The advantage for the fish farmers is mainly because of favourable agro climatic conditions of the region. Climatic conditions favour the bottom dwelling fish to thrive with other fish in the same pond or tank, which is an additional advantage.

Bolstered by the success of an NGO operating at Dimoria block, the Department is now seeking to replicate the success story in other districts, which include Lakhimpur, Morigaon and Nalbari with technical support from Central Government institutions.

Sources revealed that a major constraint in rearing prawns was in getting high quality seeds, but that problem has been resolved by creating new infrastructure to help farmers. A specialised hatchery has already been established in Guwahati and two more in Silchar and Dhubri are in advanced stages of completion.

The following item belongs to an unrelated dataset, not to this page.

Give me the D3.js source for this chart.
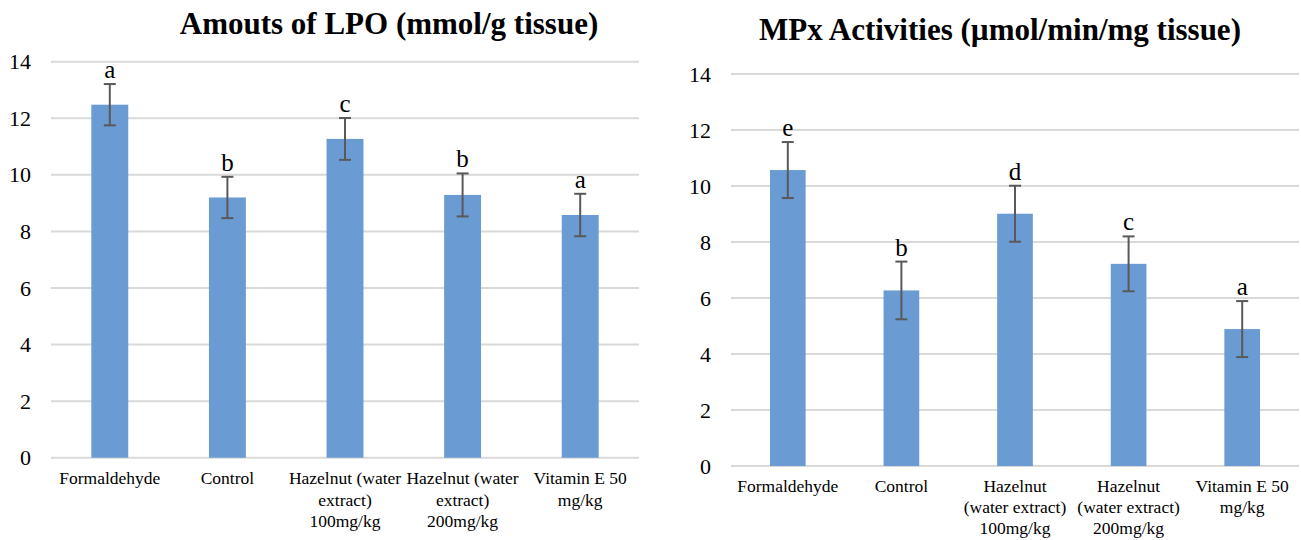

According to reports received from a few cultivators, the issue of land area is not a big hurdle for rearing scampi. “Farmers can raise them in small tanks along with other fish, which are not bottom dwellers. Compared to many other fish they also fetch better prices,” said an official.

In Assam, those doing fresh water prawn cultivation reveal that 70-80 kg of prawns can be cultivated per bigha, which allows the additional opportunity to raise non-bottom dwelling fish in the same area.

Some NGOs are also planning to develop water bodies in reclaimed and degraded land, which will be a pioneering step in Assam.